Copy exactly the lines from the one containing "What seaborn and" through the one containing "ax = fig.add_axes([left, bottom, right", both included, and leave out any pictures.

┏━━

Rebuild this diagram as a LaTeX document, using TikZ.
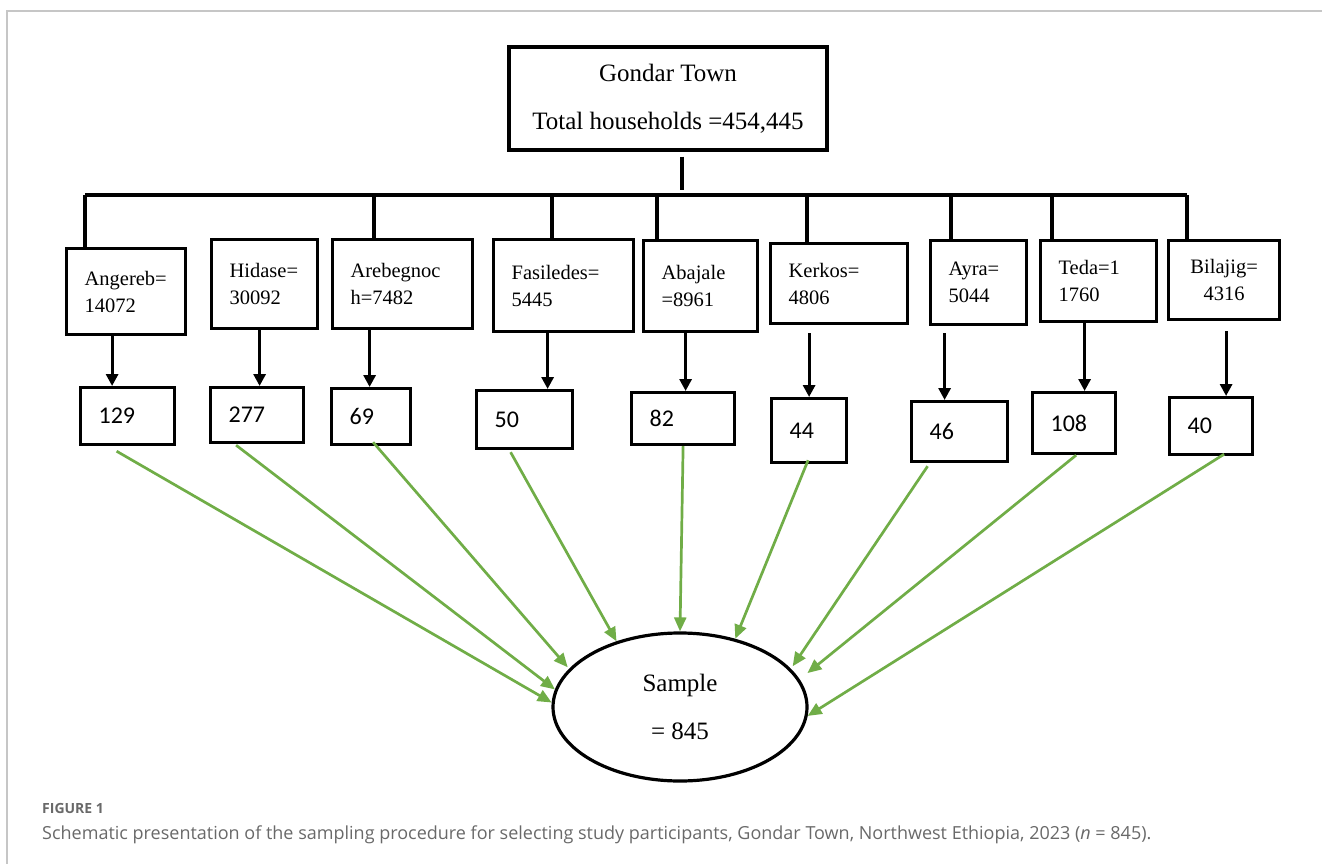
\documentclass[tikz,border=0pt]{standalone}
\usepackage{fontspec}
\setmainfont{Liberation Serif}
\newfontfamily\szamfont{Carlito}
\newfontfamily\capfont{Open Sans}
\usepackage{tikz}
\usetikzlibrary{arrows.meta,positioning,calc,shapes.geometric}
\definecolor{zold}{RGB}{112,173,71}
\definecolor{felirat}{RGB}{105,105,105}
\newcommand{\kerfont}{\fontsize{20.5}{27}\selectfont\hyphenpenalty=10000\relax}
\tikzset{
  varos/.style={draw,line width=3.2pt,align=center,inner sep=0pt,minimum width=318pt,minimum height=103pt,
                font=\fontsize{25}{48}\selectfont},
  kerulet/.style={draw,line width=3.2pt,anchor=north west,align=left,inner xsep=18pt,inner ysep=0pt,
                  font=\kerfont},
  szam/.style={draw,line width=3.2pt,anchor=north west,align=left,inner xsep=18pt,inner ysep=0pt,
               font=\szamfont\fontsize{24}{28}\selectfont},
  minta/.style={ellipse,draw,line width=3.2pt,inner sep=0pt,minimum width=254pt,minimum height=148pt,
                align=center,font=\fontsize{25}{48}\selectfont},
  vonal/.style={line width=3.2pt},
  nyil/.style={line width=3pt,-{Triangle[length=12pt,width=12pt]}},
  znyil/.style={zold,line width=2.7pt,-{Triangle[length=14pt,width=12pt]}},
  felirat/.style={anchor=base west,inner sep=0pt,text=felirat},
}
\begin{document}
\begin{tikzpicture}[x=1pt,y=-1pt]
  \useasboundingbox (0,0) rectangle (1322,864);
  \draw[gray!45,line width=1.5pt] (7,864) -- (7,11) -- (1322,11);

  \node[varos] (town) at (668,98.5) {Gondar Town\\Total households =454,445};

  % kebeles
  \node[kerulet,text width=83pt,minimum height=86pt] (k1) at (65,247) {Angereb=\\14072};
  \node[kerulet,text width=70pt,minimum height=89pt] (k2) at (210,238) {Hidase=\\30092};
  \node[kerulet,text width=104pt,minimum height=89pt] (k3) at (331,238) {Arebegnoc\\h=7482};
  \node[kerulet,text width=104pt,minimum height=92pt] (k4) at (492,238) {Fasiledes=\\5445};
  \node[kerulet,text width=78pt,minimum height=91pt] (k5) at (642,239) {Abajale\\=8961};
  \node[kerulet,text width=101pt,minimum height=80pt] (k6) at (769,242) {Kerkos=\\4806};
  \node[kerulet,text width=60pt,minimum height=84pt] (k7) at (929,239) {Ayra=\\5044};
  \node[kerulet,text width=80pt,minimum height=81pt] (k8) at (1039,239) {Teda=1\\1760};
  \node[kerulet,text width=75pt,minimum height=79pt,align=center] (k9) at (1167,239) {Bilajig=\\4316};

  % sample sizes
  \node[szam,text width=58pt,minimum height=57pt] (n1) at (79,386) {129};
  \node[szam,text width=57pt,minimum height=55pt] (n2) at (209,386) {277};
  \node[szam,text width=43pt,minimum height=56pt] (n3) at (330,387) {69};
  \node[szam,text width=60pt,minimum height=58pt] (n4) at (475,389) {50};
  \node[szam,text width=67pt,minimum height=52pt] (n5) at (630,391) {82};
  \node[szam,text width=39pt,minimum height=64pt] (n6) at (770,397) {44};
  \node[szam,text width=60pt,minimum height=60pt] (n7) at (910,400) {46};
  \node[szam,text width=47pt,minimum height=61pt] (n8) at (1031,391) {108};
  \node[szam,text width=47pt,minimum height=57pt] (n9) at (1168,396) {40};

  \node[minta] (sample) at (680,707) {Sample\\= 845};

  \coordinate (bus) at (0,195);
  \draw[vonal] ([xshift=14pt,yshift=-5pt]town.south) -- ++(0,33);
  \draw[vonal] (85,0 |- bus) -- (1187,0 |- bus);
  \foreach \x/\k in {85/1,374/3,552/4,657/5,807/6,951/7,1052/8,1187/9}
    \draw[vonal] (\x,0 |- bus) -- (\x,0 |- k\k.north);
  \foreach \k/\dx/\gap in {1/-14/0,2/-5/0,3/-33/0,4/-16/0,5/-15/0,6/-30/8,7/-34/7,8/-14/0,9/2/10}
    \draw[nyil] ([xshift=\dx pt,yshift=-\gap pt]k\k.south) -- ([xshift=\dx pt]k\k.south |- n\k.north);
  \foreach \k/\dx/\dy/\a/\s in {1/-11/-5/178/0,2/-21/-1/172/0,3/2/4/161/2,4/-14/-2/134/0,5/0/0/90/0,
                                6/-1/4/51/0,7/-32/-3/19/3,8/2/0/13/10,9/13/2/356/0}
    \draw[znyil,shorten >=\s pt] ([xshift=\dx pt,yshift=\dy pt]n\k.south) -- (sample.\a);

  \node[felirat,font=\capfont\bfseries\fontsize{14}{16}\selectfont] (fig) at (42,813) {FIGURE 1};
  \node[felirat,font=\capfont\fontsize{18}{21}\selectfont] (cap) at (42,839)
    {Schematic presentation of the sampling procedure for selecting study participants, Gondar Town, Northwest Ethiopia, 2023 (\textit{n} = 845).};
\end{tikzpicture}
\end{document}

┗━━
┏━━

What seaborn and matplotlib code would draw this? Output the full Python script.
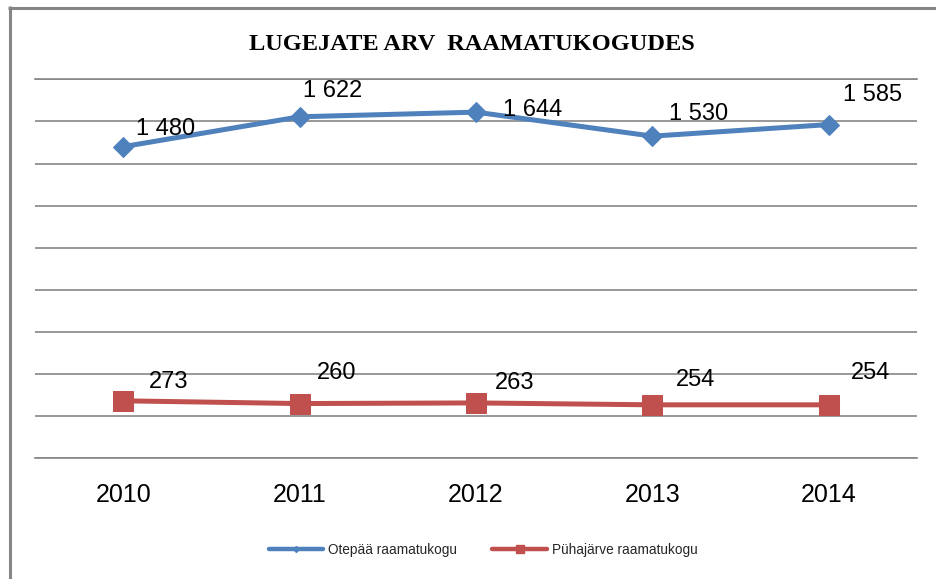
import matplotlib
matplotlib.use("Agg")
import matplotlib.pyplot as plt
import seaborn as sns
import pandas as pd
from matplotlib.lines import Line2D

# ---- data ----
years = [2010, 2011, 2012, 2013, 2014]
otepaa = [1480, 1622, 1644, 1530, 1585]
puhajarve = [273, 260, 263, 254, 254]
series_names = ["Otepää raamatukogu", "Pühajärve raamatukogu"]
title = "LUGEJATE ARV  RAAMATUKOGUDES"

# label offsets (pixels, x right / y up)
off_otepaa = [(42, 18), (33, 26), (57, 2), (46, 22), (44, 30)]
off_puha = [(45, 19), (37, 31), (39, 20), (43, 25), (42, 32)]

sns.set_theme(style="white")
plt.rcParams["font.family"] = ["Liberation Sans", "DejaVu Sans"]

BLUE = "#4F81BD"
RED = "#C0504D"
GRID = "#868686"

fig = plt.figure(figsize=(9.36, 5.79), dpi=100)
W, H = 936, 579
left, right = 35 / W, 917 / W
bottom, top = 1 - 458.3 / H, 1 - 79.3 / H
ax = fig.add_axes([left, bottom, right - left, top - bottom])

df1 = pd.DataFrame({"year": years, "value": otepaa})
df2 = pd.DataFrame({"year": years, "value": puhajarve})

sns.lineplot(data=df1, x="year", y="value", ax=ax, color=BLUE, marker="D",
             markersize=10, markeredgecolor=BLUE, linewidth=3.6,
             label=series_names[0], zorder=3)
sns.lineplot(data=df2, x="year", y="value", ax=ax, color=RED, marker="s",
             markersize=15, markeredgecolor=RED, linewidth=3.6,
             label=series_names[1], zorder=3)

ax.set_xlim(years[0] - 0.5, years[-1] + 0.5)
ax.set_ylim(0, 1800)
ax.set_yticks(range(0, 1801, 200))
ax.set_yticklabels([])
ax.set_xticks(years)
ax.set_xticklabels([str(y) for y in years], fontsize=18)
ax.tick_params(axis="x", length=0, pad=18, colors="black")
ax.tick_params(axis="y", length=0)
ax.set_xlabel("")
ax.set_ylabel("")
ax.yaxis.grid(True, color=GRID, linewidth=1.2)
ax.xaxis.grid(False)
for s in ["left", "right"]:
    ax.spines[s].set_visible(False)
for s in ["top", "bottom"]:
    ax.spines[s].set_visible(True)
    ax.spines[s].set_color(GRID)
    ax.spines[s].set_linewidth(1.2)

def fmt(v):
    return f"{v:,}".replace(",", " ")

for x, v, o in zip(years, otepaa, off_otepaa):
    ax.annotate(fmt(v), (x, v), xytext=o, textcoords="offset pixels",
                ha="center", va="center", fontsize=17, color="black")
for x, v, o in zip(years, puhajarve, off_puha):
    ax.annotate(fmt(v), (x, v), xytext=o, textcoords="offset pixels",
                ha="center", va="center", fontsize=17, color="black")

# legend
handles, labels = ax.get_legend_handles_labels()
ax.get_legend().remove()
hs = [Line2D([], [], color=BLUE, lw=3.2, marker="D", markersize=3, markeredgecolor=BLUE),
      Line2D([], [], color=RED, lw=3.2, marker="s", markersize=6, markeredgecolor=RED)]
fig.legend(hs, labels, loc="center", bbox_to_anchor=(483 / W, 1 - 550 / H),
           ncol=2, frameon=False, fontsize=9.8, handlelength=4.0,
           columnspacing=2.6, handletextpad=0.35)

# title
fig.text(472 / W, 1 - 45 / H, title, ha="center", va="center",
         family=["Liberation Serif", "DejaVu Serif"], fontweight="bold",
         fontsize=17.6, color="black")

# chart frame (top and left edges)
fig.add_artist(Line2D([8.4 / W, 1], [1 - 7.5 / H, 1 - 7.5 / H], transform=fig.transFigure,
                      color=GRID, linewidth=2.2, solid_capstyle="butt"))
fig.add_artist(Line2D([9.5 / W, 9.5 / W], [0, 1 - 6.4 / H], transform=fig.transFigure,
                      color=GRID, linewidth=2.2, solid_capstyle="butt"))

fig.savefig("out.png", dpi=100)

┗━━

- Answer to the exercise
What seaborn and matplotlib code would draw this? Output the full Python script.
import matplotlib
matplotlib.use("Agg")
import matplotlib.pyplot as plt
import seaborn as sns
import pandas as pd
from matplotlib.lines import Line2D

# ---- data ----
years = [2010, 2011, 2012, 2013, 2014]
otepaa = [1480, 1622, 1644, 1530, 1585]
puhajarve = [273, 260, 263, 254, 254]
series_names = ["Otepää raamatukogu", "Pühajärve raamatukogu"]
title = "LUGEJATE ARV  RAAMATUKOGUDES"

# label offsets (pixels, x right / y up)
off_otepaa = [(42, 18), (33, 26), (57, 2), (46, 22), (44, 30)]
off_puha = [(45, 19), (37, 31), (39, 20), (43, 25), (42, 32)]

sns.set_theme(style="white")
plt.rcParams["font.family"] = ["Liberation Sans", "DejaVu Sans"]

BLUE = "#4F81BD"
RED = "#C0504D"
GRID = "#868686"

fig = plt.figure(figsize=(9.36, 5.79), dpi=100)
W, H = 936, 579
left, right = 35 / W, 917 / W
bottom, top = 1 - 458.3 / H, 1 - 79.3 / H
ax = fig.add_axes([left, bottom, right - left, top - bottom])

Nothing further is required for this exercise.